Created 04-25-2017 03:39 PM
I am doing capacity planning for my future cluster(pure data lake). We are going to archive data from MS SQL Server to Hadoop. Current size of MS SQL Server is close to 100TB and it is growing at 1TB /month. Is there a size difference between MS SQL Server data files and HDFS ? If so do you know what is the ratio.
Please let me know if anyone has come across a similar situation.
Thanks
Kumar
Created 04-25-2017 03:54 PM
Roughly speaking your size will be triple in HDFS because data blocks are replicated to produce three copies for high availability reasons (e.g. if a disk fails). In addition to that you will need local disc about ~20% of hdfs capacity for intermediate storage of job results. That is very high level starting point. You can compress data in hdfs and you will likely process data in hdfs and keep the original, but those involve strategic decisions around how you will be using the data (a separate discussion/post). Since you do not want to cut it close with capacity planning, give yourself a margin beyond 3x + 20%. Keep in mind that hdfs storage is very cheap compared to MS SQL, so the redundant data blocks will still not have a large relative cost.
Created 05-02-2017 08:50 PM
My Capacity Planning exercise says I need 5PB in next 5 years , but definetly I am not going to get 5 PB next month, I may be given as the system grows.
In my hardware refresh project , Please provide me some Architecture guidance inorder to scale to this capacity.
Thanks
Kumar
Created 05-03-2017 07:32 PM
The good news is that it is quite easy to add new data nodes to your cluster. This is especially true if you use Ambari and its workflow steps. The rest of the cluster becomes aware of the new data nodes as members of the existing cluster ... no work needs to be done for clients, jobs, etc. When a new data node is added, hdfs starts balancing existing file blocks to the new nodes (everything is automatic). So, adding sets of say 4 or 8 nodes to the cluster periodically is operationally easy and has no impact on existing jobs. Purchasing and racking and stacking the servers that will be added as data nodes is the hardest part (unless you are in the cloud) and enough lead time should be given to this in your capacity planning.

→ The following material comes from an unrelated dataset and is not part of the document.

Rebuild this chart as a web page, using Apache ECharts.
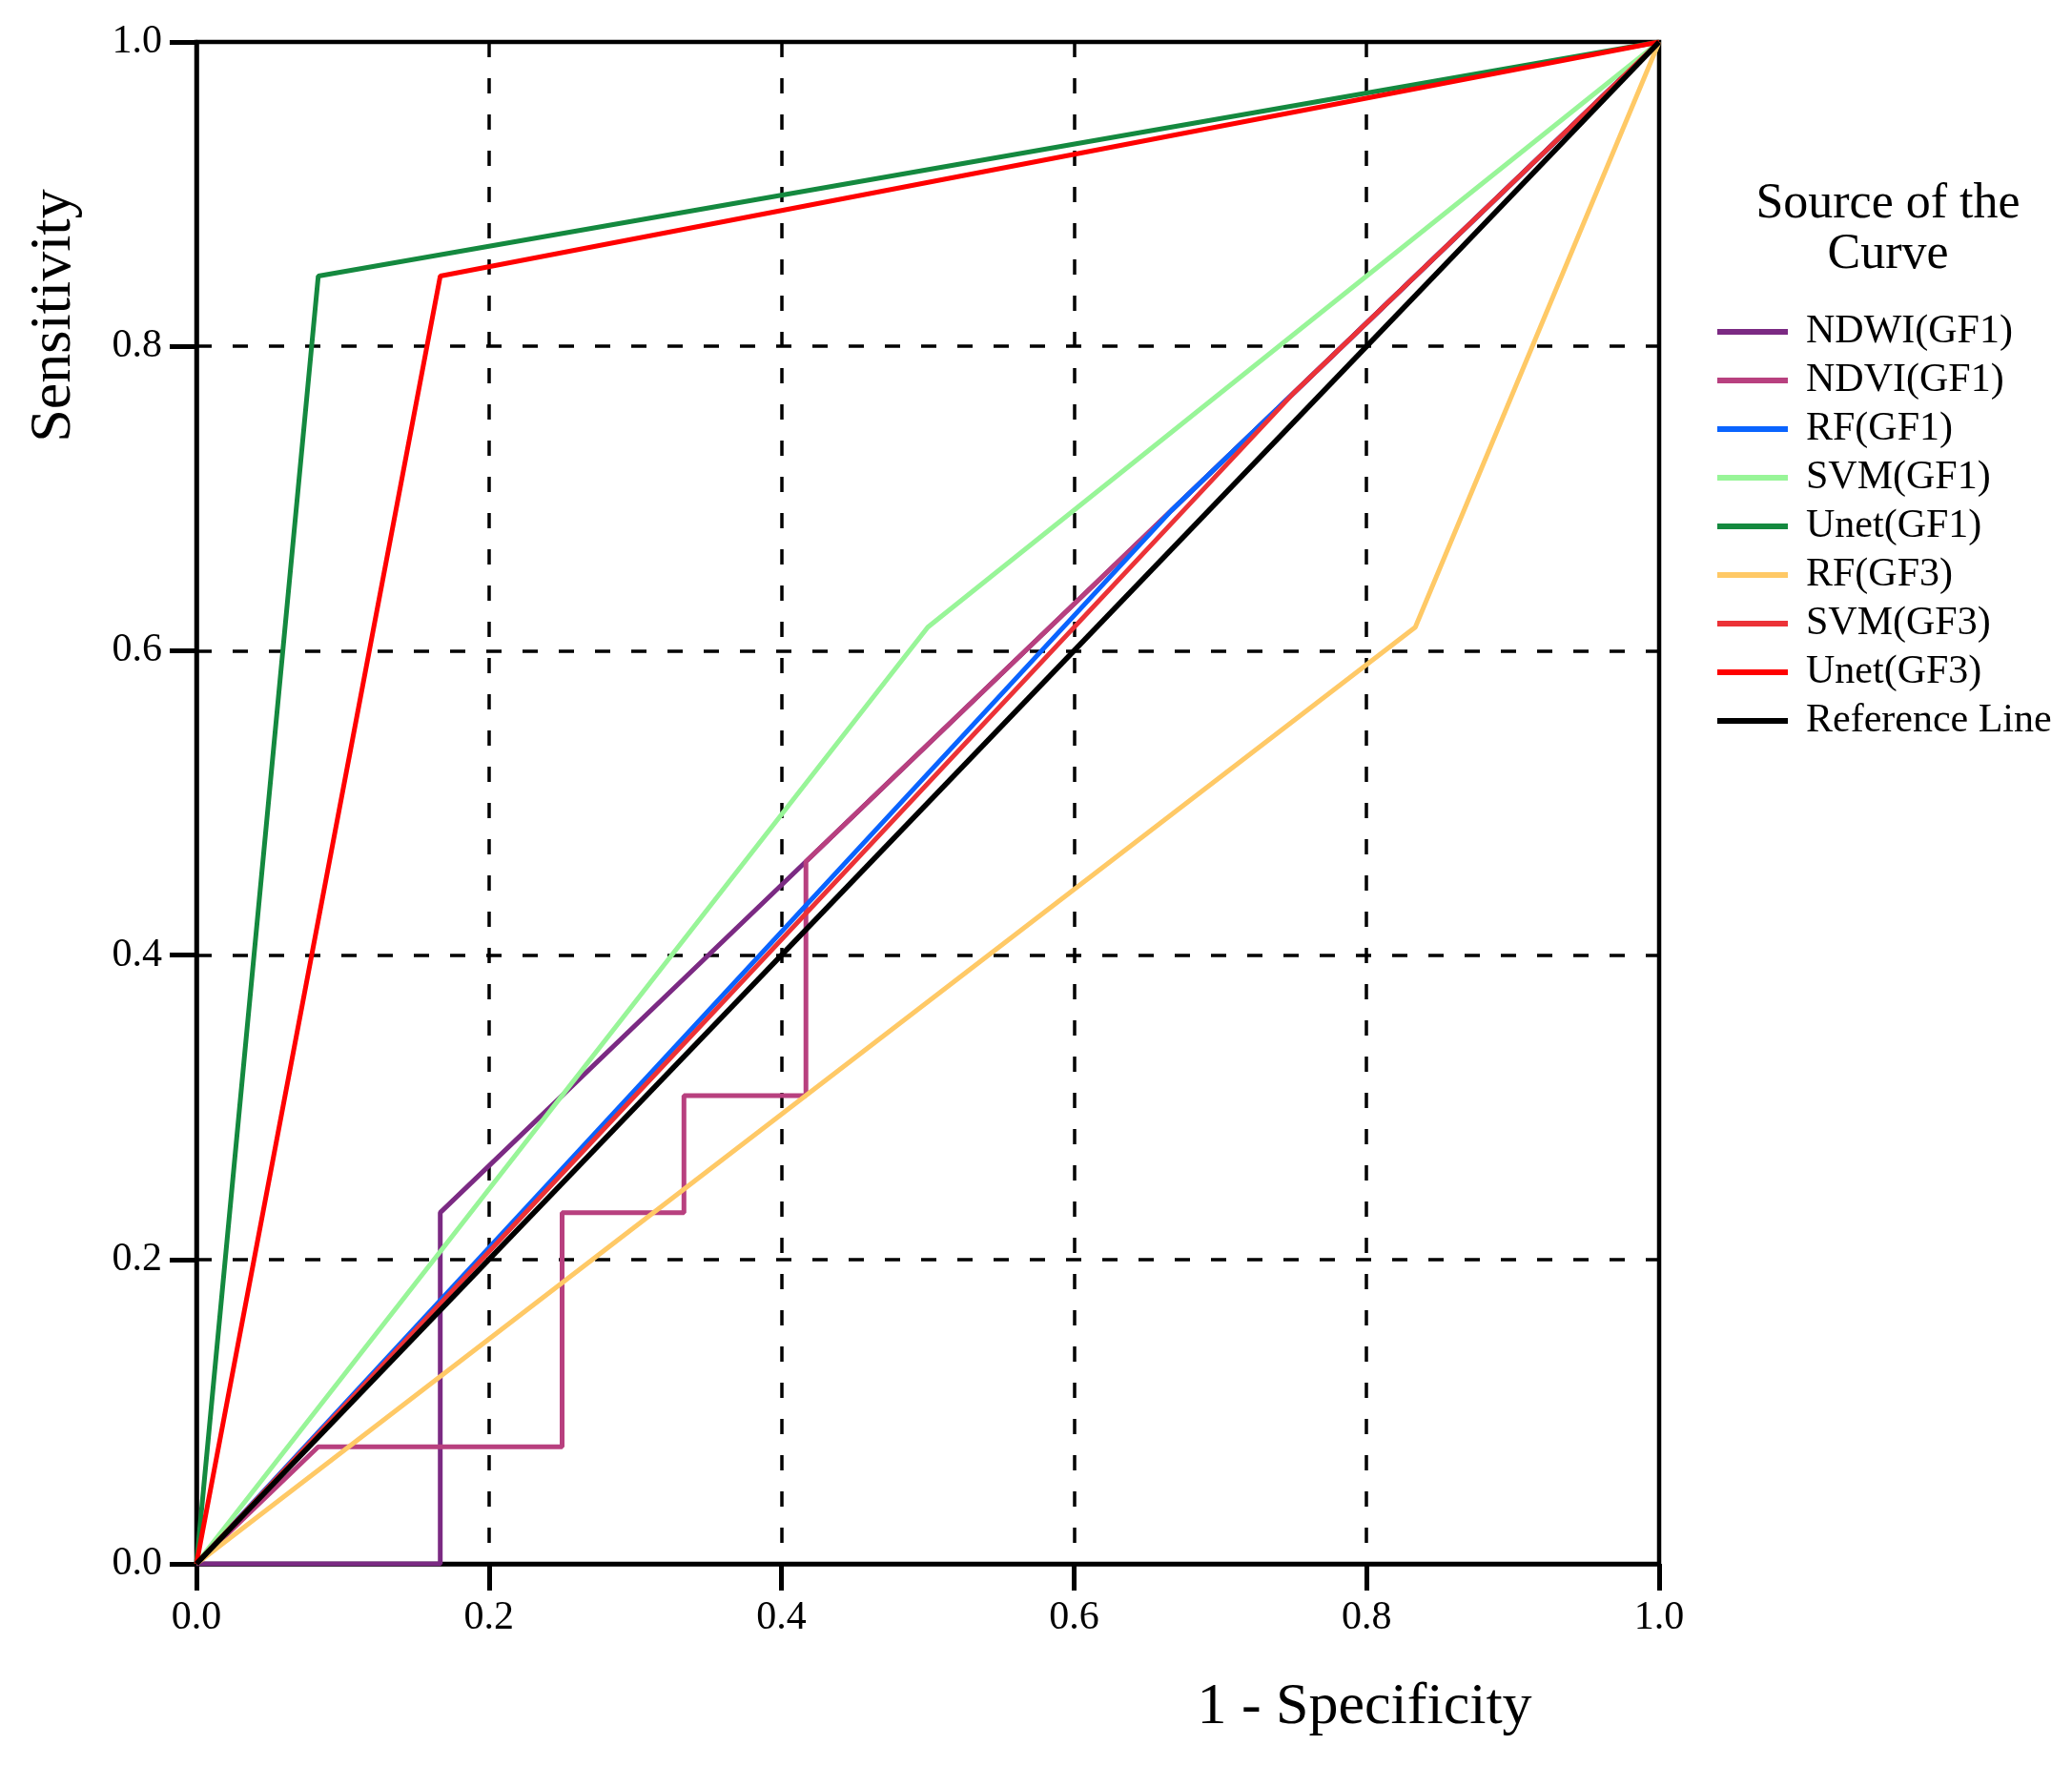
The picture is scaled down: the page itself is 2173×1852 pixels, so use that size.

Created 05-08-2017 07:28 PM
Thanks Greg. This helps
Created 05-02-2017 10:59 PM
You've got all the pointers, you just need to do the math:
Compression also depends on type of data (i.e., columns, types and rows) hence, it would be ideal for you to test this out on a sandbox/single node cluster, this should give you some good estimates on compression for overall planning.
Created 05-03-2017 02:17 AM
I actually disagree that 1TB on MS-SQL equals = 3TB on Hadoop. When you store data in MS-SQL Server, what kind of storage layer you are using? If it's SAN then SAN already replicates data for resiliency. Imagine if MSSQL server was keeping only one copy of data. Without a doubt, you would have lost some data by now. If you are not storing in SAN, then you probably have a RAID array. Depending on type of RAID, you again have multiple copies of data to prevent in case of disk failure. You might be using a technique like erasure coding which you can also use with Hadoop. Here is a link for more details.
Now, my next point, please understand that you probably also have a DR MSSQL or backup. You will need that for Hadoop also. We are comparing simply one MS SQL server environment vs one Hadoop cluster.
In Hadoop you will and should compress data. You can find out but there is a good chance, your current SQL Server environment is also compressed. So this assumes that you do not save much by compression in Hadoop because your data is also currently compressed. If your data is currently not compressed then you'll be happy to see the results with Snappy or ZLIB in Hadoop.
So going back to your original question. Data is data. If you have 100 TB of data, in Hadoop you will have to make three copies. When you compress, you might compress your data by a factor of 3 and make that replication footprint disappear.
As for the size of cluster, that depends on a number of factors. Are you buying hardware for next three years (right thing to do). Then just plan accordingly. Give each node 12x2TB = 24TB capacity or you can go higher these days and a number of factors come into this. See the following link (this link ignores power consumption due to more disks - that can be big for your infrastructure team):
https://community.hortonworks.com/content/kbentry/48878/hadoop-data-node-density-tradeoff.html
On each node, expect 20% for temporary files/space used by running jobs.